According to Democrats, the Department should make efforts to ensure the implementation of the final rule on debt relief does not take place after the 12-month on-ramp duration, intending to further reduce the risk for delinquency and default.

“We urge you to continually find ways to use your authority to bring down student debt, address the rising cost of college, and make postsecondary education affordable for all students who choose that path,” the Democrats wrote.

Other Democrats who have signed the letter include Senator Alex Padilla, Senator Raphael Warnock, Members of Congress Ayanna Pressley, Ilhan Omar, James E. Clyburn, and Katie Porter.

After the Supreme Court’s ruling, Biden’s administration instituted a 12-month on-ramp to repayments which will start on October 1, 2023, to support student loan borrows.

To help student loan borrowers, last week, the White House also launched Saving on a Valuable Education (SAVE). This income-driven repayment program was described as the most affordable repayment plan that has ever been designed.

Under the plan, all borrowers making less than $15 an hour will not be obliged to repay debt. The administration projects that SAVE will help borrowers save about $1,000 annually on their payments.

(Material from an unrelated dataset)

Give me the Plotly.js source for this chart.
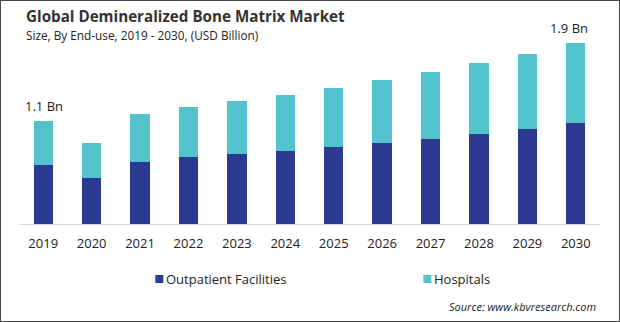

Commenting on the plan, the US Secretary of Education, Miguel Cardona, said that it is part of President Biden’s efforts to fix the "broken student loan system."

If Biden fails to provide debt relief in the coming year, loan payments will be fully active shortly before the 2024 election.

Biden announced his plan to forgive $10,000 in federal student debt for millions of Americans in August last year, including canceling up to $20,000 for recipients of Pell Grants. Due to several lawsuits, the plan was put on hold until June when the Supreme Court rejected it.